For modern communication system based on infrared-light transmission, signal conditioning with minimum data loss is a major specification. This signal conditioning may also become an issue in many cases when input light pulses with extended amplitude range may be converted to a current or voltage signal and then amplified by a fixed gain. In fact, the minimum detectable signal itself fixes the gain but also determines the maximum amplitude of an input signal before an amplifier is pushed into deep non-linear operation and saturation.
A realization of a limiting network to be used in these cases simply comprises two Schottky diodes and a current limiting resistor. Such a limiting network is intended to avoid deep saturations in sensible parts of a protected circuit. It employs an input limiting mechanism to force a required output voltage. Otherwise, a direct output limiting mechanism is used. In these cases the protection of the circuit is activated in case of a fault, as well as in case of an unforeseen operating condition, and it prevents damages to the circuit itself.

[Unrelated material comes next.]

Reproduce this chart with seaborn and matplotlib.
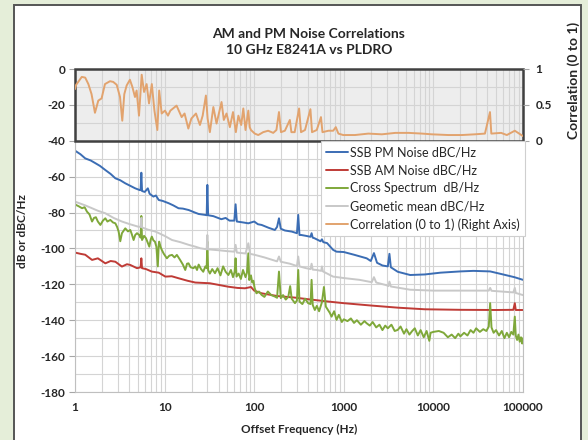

Such a protected circuit cannot operate correctly (no linear conditions being provided) as long as the limiting network is functional. Nevertheless, a clamped overdrive recovery time should be at least an order of magnitude faster than the amplifier's normal saturation recovery time, thus allowing rapid resumption of linear operation.

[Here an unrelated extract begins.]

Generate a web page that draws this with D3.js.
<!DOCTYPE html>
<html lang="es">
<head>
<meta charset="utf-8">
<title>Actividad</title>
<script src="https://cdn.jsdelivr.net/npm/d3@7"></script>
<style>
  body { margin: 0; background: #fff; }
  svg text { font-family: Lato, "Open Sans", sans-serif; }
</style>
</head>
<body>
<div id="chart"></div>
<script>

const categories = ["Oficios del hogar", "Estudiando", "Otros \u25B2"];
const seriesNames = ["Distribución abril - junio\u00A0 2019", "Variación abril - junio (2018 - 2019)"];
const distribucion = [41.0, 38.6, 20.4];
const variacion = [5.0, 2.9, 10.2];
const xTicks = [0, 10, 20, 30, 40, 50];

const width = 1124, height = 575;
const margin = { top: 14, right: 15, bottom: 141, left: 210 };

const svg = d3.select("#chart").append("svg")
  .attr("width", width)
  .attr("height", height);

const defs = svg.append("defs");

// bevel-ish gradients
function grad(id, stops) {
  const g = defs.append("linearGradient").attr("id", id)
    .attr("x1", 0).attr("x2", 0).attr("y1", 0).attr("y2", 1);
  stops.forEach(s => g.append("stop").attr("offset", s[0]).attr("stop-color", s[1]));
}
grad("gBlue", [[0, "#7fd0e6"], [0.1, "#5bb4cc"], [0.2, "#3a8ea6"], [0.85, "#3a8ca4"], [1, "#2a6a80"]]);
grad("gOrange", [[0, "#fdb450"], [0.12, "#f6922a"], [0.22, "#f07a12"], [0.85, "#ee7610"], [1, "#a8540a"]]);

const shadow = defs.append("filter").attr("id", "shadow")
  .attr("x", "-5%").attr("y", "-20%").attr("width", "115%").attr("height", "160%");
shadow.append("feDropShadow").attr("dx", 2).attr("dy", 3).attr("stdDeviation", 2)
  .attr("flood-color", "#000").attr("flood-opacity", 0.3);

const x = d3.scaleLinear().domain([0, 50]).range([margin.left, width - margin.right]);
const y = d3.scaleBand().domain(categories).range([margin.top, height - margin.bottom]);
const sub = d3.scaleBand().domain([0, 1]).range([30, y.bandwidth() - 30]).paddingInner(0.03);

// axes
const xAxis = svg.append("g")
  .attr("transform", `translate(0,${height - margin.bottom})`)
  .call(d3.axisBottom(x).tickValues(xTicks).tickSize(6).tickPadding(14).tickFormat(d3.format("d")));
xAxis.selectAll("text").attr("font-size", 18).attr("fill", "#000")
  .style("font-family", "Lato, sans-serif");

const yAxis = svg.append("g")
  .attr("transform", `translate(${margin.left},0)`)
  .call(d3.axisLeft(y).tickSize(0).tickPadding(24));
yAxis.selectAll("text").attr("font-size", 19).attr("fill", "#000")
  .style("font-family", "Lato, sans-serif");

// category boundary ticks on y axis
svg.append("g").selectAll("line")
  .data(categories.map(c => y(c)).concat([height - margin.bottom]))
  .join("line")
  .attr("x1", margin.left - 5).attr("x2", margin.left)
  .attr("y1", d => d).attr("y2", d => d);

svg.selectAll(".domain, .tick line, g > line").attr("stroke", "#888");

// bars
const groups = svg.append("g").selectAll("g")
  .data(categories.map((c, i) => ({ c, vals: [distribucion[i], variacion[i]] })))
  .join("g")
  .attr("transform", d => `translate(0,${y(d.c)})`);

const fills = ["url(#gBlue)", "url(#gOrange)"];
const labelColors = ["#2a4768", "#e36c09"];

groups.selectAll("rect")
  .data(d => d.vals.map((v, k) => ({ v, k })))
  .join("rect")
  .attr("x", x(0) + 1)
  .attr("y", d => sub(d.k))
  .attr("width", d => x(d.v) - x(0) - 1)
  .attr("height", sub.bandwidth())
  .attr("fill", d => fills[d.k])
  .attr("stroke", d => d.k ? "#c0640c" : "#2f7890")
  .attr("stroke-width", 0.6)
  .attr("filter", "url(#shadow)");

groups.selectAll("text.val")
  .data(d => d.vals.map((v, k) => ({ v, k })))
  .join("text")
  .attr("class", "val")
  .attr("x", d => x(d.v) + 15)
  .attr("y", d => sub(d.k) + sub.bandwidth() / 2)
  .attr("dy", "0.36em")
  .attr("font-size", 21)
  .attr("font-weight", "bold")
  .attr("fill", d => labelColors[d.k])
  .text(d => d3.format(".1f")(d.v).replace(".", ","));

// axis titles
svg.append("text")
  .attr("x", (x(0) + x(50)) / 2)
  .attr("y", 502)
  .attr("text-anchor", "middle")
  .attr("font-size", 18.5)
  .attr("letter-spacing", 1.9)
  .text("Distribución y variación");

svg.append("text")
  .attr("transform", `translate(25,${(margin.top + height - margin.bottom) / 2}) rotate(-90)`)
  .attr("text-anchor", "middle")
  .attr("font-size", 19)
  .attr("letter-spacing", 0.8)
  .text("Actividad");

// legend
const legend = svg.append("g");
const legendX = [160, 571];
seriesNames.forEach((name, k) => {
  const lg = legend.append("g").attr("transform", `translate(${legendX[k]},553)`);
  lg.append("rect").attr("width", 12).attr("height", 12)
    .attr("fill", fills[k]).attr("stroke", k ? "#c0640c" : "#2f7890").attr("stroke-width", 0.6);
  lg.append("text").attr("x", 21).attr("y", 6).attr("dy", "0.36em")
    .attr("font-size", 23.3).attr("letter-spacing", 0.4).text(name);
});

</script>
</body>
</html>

In particular, in digital communication systems dealing with the so called OOK [On-Off Keying] data type, a receiver output stage is pushed to the edge of saturation by normal input drive conditions so as to swing between rails. When an overdrive occurs, the saturation of the output stage becomes an issue because, depending on an overdrive level, it may be pushed far beyond the saturation edge, thus leading to light pulse misdetection and fault in the communication.

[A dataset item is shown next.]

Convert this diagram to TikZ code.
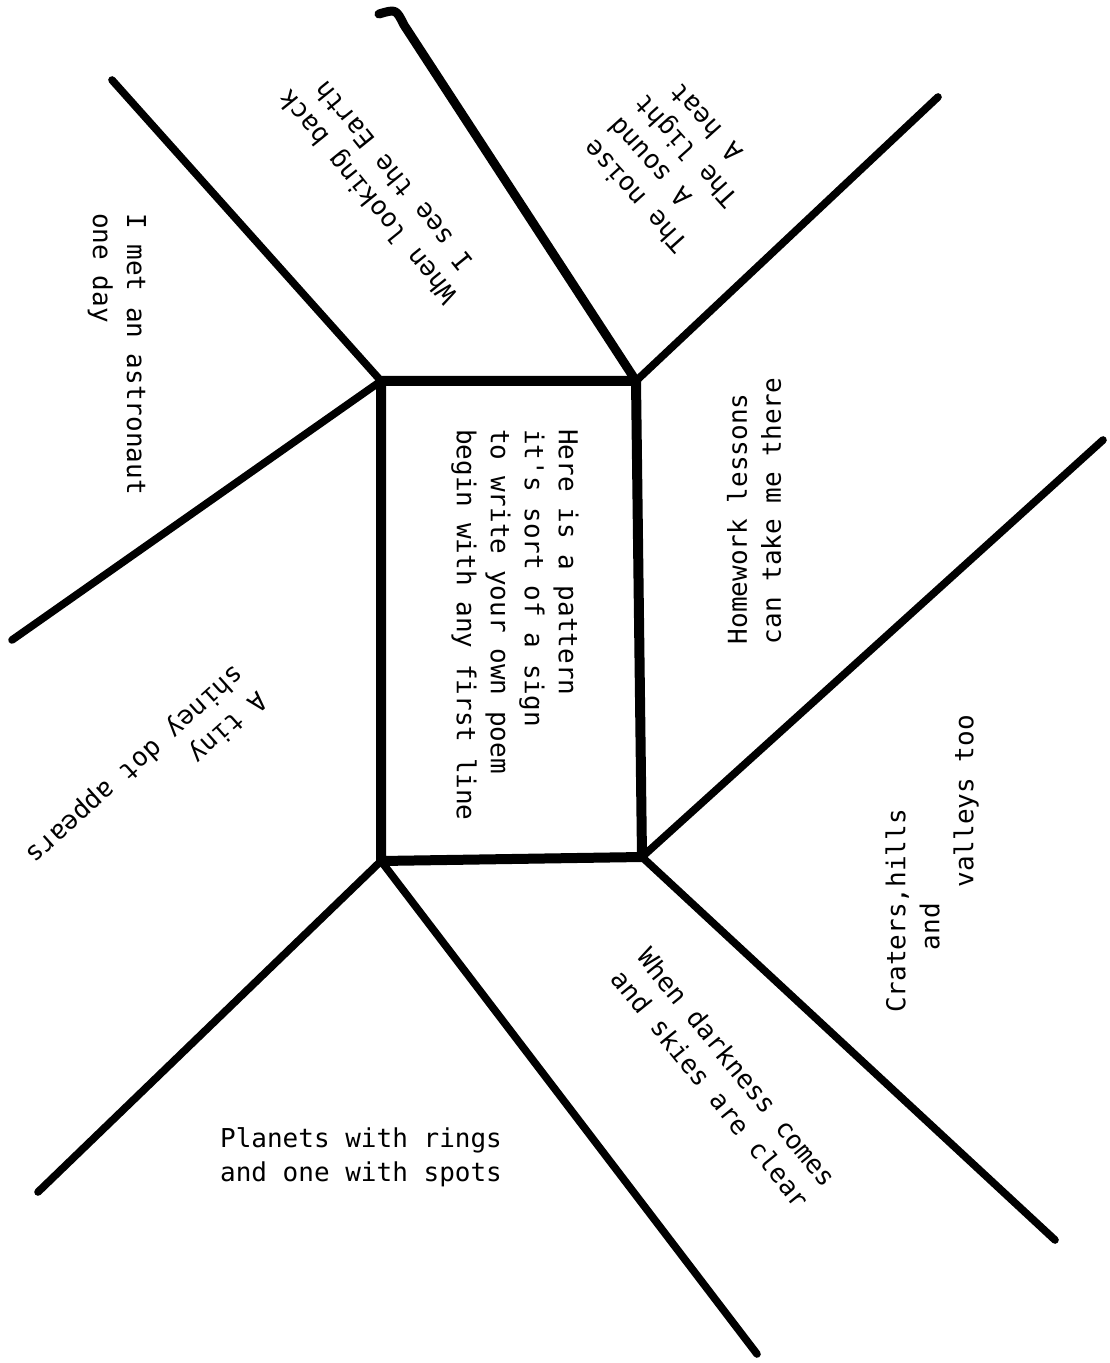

The saturation level is usually controlled by using a control loop that acts on the gain of the receiver, adjusting it according to necessity. Such an approach may not be applied when an open loop amplification chain is to be used.
Moreover, the known approaches cannot always correctly operate in case of an amplifier input signal having a wide range, and little data loss may not be guaranteed at higher levels of such an input signal. The technical issue underlying the approach presented in the present application is that of providing an overdrive control system having structural and functional characteristics which allow the widening of the amplifier input range without deep changes in the amplifier architecture, and to help reduce data loss at higher levels of the amplifier input signal, in this way overcoming the limits which still affect the devices realized according to the prior art.